A class action lawsuit would see five cases consolidated, including the Gebhardt v. Belton case of Delaware. In 1952, Delaware’s Court of Chancery ordered White schools to admit Black students, but the Delaware Board of Education appealed the Court’s decision. Interestingly, the Delaware case was the only one that wasn’t reversed in Brown due to the state’s prior order of public school desegregation.

In 1955, the Court, realizing the politics surrounding its decision declaring racial segregation in public education unconstitutional, took on an unprecedented task. It mandated that state and local communities move “with all deliberate speed” to comply with the ruling, a phrase that would become a source of controversy and debate. The Supreme Court was concerned that compliance with the Court’s decision would not constitute “good faith implementation” and took the unusual step of giving the Federal courts oversight authority.

On May 17, 2024, we will mark the 70th anniversary of the Brown decision, a pivotal moment in Delaware’s and our nation’s racial history. From the late 1950s to the early 1980s, the Brown decision was responsible for producing many changes in Delaware’s education, including improving the educational outcomes of Black students. However, many would suggest that the desegregation plans in Delaware were one-sided in favor of Whites.

Despite the one-sided nature of desegregation, Black students demonstrated remarkable resilience and achieved significant academic progress. In Delaware and across the nation, the academic performance of Black students improved drastically compared to earlier generations. Moreover, before the 1990s, the educational achievement and performance gap between Black and White students was significantly narrowed, a powerful testament to the transformative impact of the Brown Decision. Thus, in theory, I would argue that the Brown decision accomplished its goals, but it could not control individual behavior. This may have contributed to its shortfall.

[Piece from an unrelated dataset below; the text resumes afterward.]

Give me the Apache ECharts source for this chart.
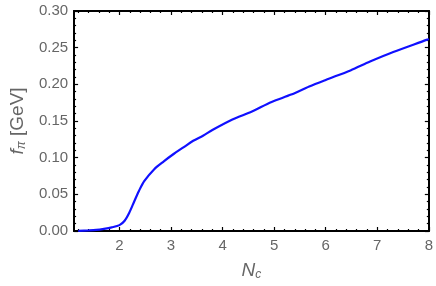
<!DOCTYPE html>
<html>
<head>
<meta charset="utf-8">
<script src="https://cdn.jsdelivr.net/npm/echarts@6/dist/echarts.min.js"></script>
<style>
html,body{margin:0;padding:0;background:#fff;}
#c{width:436px;height:286px;}
</style>
</head>
<body>
<div id="c"></div>
<script>
// Data
const ncValues = [1.2, 1.4, 1.55, 1.7, 1.85, 2.0, 2.1, 2.19, 2.29, 2.38, 2.48, 2.67, 2.86, 3.05, 3.24, 3.43, 3.62, 3.81, 4.19, 4.57, 4.95, 5.33, 5.68, 6.0, 6.48, 6.86, 7.31, 7.97, 8.0];
const fpiValues = [0.0002, 0.0008, 0.0015, 0.003, 0.005, 0.008, 0.014, 0.025, 0.041, 0.055, 0.068, 0.084, 0.095, 0.105, 0.114, 0.123, 0.130, 0.138, 0.152, 0.163, 0.176, 0.186, 0.197, 0.206, 0.219, 0.231, 0.244, 0.261, 0.262];
const xMajorTicks = [2, 3, 4, 5, 6, 7, 8];
const xMinorTicks = [1.2, 1.4, 1.6, 1.8, 2.2, 2.4, 2.6, 2.8, 3.2, 3.4, 3.6, 3.8, 4.2, 4.4, 4.6, 4.8, 5.2, 5.4, 5.6, 5.8, 6.2, 6.4, 6.6, 6.8, 7.2, 7.4, 7.6, 7.8];
const xRange = [1.12, 8];
const yRange = [0, 0.30];
const yStep = 0.05;

const seriesData = ncValues.map((x, i) => [x, fpiValues[i]]);
const labelColor = '#666666';
const fontFamily = 'Liberation Sans, Arial, sans-serif';

function xAxisDef(pos, ticks, len, showLabel, extra) {
  return Object.assign({
    type: 'value', position: pos, min: xRange[0], max: xRange[1],
    axisLine: { show: true, onZero: false, lineStyle: { color: '#000', width: 2 } },
    axisTick: { show: true, inside: true, length: len, customValues: ticks, lineStyle: { color: '#000', width: 1.2 } },
    axisLabel: { show: showLabel, customValues: ticks, color: labelColor, fontSize: 15, fontFamily: fontFamily, margin: 7 },
    splitLine: { show: false }
  }, extra || {});
}
function yAxisDef(pos, showLabel, extra) {
  return Object.assign({
    type: 'value', position: pos, min: yRange[0], max: yRange[1], interval: yStep,
    axisLine: { show: true, onZero: false, lineStyle: { color: '#000', width: 2 } },
    axisTick: { show: true, inside: true, length: 4, lineStyle: { color: '#000', width: 1.2 } },
    minorTick: { show: true, splitNumber: 5, length: 2, lineStyle: { color: '#000', width: 1.2 } },
    axisLabel: { show: showLabel, color: labelColor, fontSize: 15, fontFamily: fontFamily, margin: 6, formatter: v => v.toFixed(2) },
    splitLine: { show: false }, minorSplitLine: { show: false }
  }, extra || {});
}

const nameRich = {
  i: { fontStyle: 'italic', fontSize: 19, color: labelColor, fontFamily: fontFamily },
  r: { fontSize: 19, color: labelColor, fontFamily: fontFamily },
  sub: { fontStyle: 'italic', fontSize: 12, color: labelColor, fontFamily: fontFamily, padding: [9, 0, 0, 0] }
};

const chart = echarts.init(document.getElementById('c'), null, { renderer: 'canvas' });
chart.setOption({
  animation: false,
  backgroundColor: '#fff',
  grid: { left: 69, right: 6, top: 11, bottom: 54, containLabel: false },
  xAxis: [
    xAxisDef('bottom', xMajorTicks, 4, true, {
      name: '{i|N}{sub|c}', nameLocation: 'middle', nameGap: 29,
      nameTextStyle: { rich: nameRich }
    }),
    xAxisDef('top', xMajorTicks, 4, false),
    xAxisDef('bottom', xMinorTicks, 2, false),
    xAxisDef('top', xMinorTicks, 2, false)
  ],
  yAxis: [
    yAxisDef('left', true, {
      name: '{i|f}{sub|π}{r| [GeV]}', nameLocation: 'middle', nameGap: 45, nameRotate: 90,
      nameTextStyle: { fontSize: 19, color: labelColor, fontFamily: fontFamily, rich: nameRich }
    }),
    yAxisDef('right', false)
  ],
  series: [{
    type: 'line', xAxisIndex: 0, yAxisIndex: 0, data: seriesData,
    showSymbol: false, smooth: 0.3,
    lineStyle: { color: '#1010ff', width: 2.2 }
  }]
});
</script>
</body>
</html>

Starting about the mid-to-late 1990s, Black students’ educational gains in Delaware relative to White students began to stall. The politics over education and Whites' backlash to Brown caught up with the racial realities of the state.

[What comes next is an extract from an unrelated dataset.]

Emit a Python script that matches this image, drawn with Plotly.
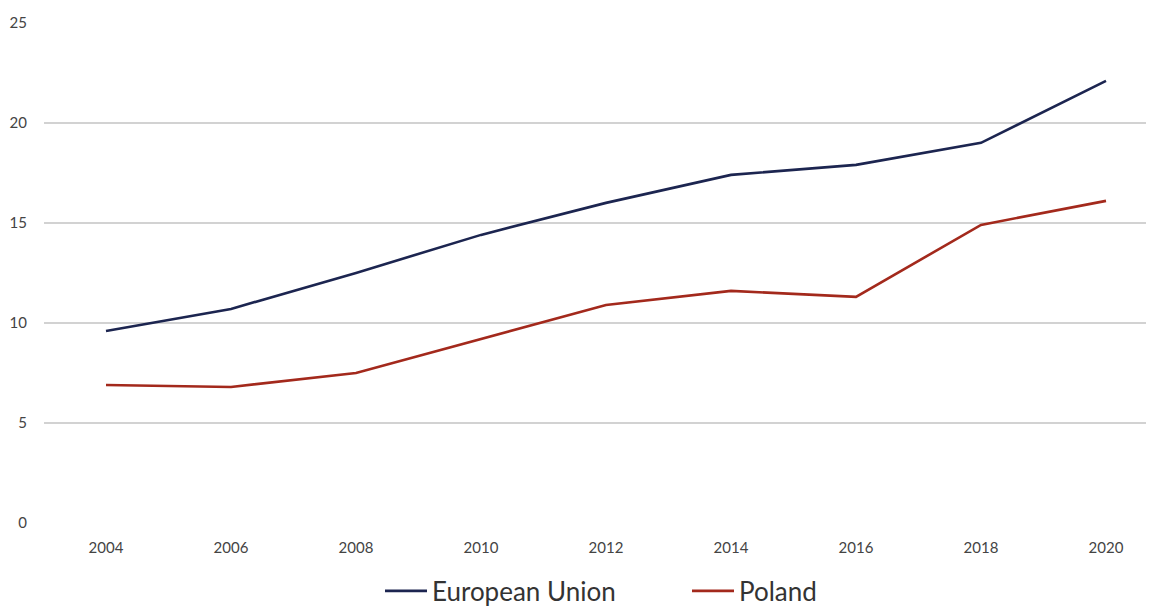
import plotly.graph_objects as go

years = [2004, 2006, 2008, 2010, 2012, 2014, 2016, 2018, 2020]
eu_values = [9.6, 10.7, 12.5, 14.4, 16.0, 17.4, 17.9, 19.0, 22.1]
poland_values = [6.9, 6.8, 7.5, 9.2, 10.9, 11.6, 11.3, 14.9, 16.1]
y_ticks = [0, 5, 10, 15, 20, 25]

fig = go.Figure()
fig.add_trace(go.Scatter(x=years, y=eu_values, mode="lines", name="European Union",
                         line=dict(color="#1c2550", width=2.6)))
fig.add_trace(go.Scatter(x=years, y=poland_values, mode="lines", name="Poland",
                         line=dict(color="#a3291c", width=2.6)))

fig.update_layout(
    width=1146, height=598,
    margin=dict(l=36, r=0, t=14, b=83, autoexpand=False),
    paper_bgcolor="white", plot_bgcolor="white",
    font=dict(family="Lato", color="#444"),
    showlegend=True,
    legend=dict(orientation="h", x=0.3027, xanchor="left", y=-0.1357, yanchor="middle",
                font=dict(size=26, color="#333"), tracegroupgap=0, itemwidth=42,
                entrywidth=250, entrywidthmode="pixels"),
    xaxis=dict(range=[2003.008, 2020.768], tickvals=years, ticktext=[str(y) for y in years],
               showgrid=False, zeroline=False, showline=False, ticks="",
               tickfont=dict(size=15, color="#444"), ticklabelstandoff=14),
    yaxis=dict(range=[0, 25.04], tickvals=y_ticks, showgrid=True, gridcolor="#d2d2d2",
               gridwidth=1.5, zeroline=False, showline=False, ticks="",
               tickfont=dict(size=15, color="#444"), ticklabelstandoff=16),
)

fig.write_html("out.html")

It started with many Whites rejecting school busing as a remedy to school desegregation. Similarly, the housing segregation patterns of the past would be a major problem in desegregating some public schools in the state. Furthermore, White flight from public schools would dramatically contribute to the decline in the educational success of Black students’ that occurred during the initial phase of school desegregation. The irony was that many of those Whites who said they favored school desegregation were the same ones who moved to the suburbs or sent their children to private schools.

Since the 1990s, Delaware also experienced a Black middle-class flight to the suburbs that complicated the educational outcomes of Black students as a group. Likewise, during this period we saw the start of the charter school movement (mainly benefiting middle—and upper-middle-class White families), the increase in substandard private schools, and the rise of homeschooling in the state.

Nationally, there has been a slow movement toward the resegregation of public schools along class and racial lines. In 2024, White students are more likely to be in racially segregated schools. At the same time, public schools with sizeable Black student populations are overrepresented with lower-income and impoverished students.

While some Black students continue to make educational progress, too many are being left behind and building the foundation for a permanent Black underclass. Nowhere is this more evident than in Delaware.

For example, in 2023, the difference between Black and White 11th graders in Delaware’s public schools proficient in math was 24.5 percent. This difference held constant between the two racial groups regardless of the student’s socioeconomic status or sex. Less than ten percent of Black 11th graders in the state were proficient in math in 2023.

The data showed only marginal differences in math proficiency among Black students in Delaware, regardless of sex or the family’s socioeconomic status. The most significant decline in the rate of Black students’ proficiency in math occurred between the 5th and 8th grades, and this decline continued through the 11th grade (but not as sharply). In other words, something is happening in Delaware’s public schools between the 5th and 8th grades that is working to the detriment of Black students’ academic performance.

It is time for a new Brown-type court decision or piece of legislation. For the most part, Brown did what it was supposed to do, it ensured the application of equal protection of the law in education and overturned the doctrine of separate but equal.

However, today’s problem with Black students’ academic success in Delaware isn’t about access. Rather, many are being denied a quality education because of equity issues. Thus, the problem today is how the lack of “equity” in education impacts Black, Brown, and lower socioeconomic status students’ educational outcomes. It is also about fairness, social justice, and the distribution of opportunities that influence life’s well-being beyond the educational system itself.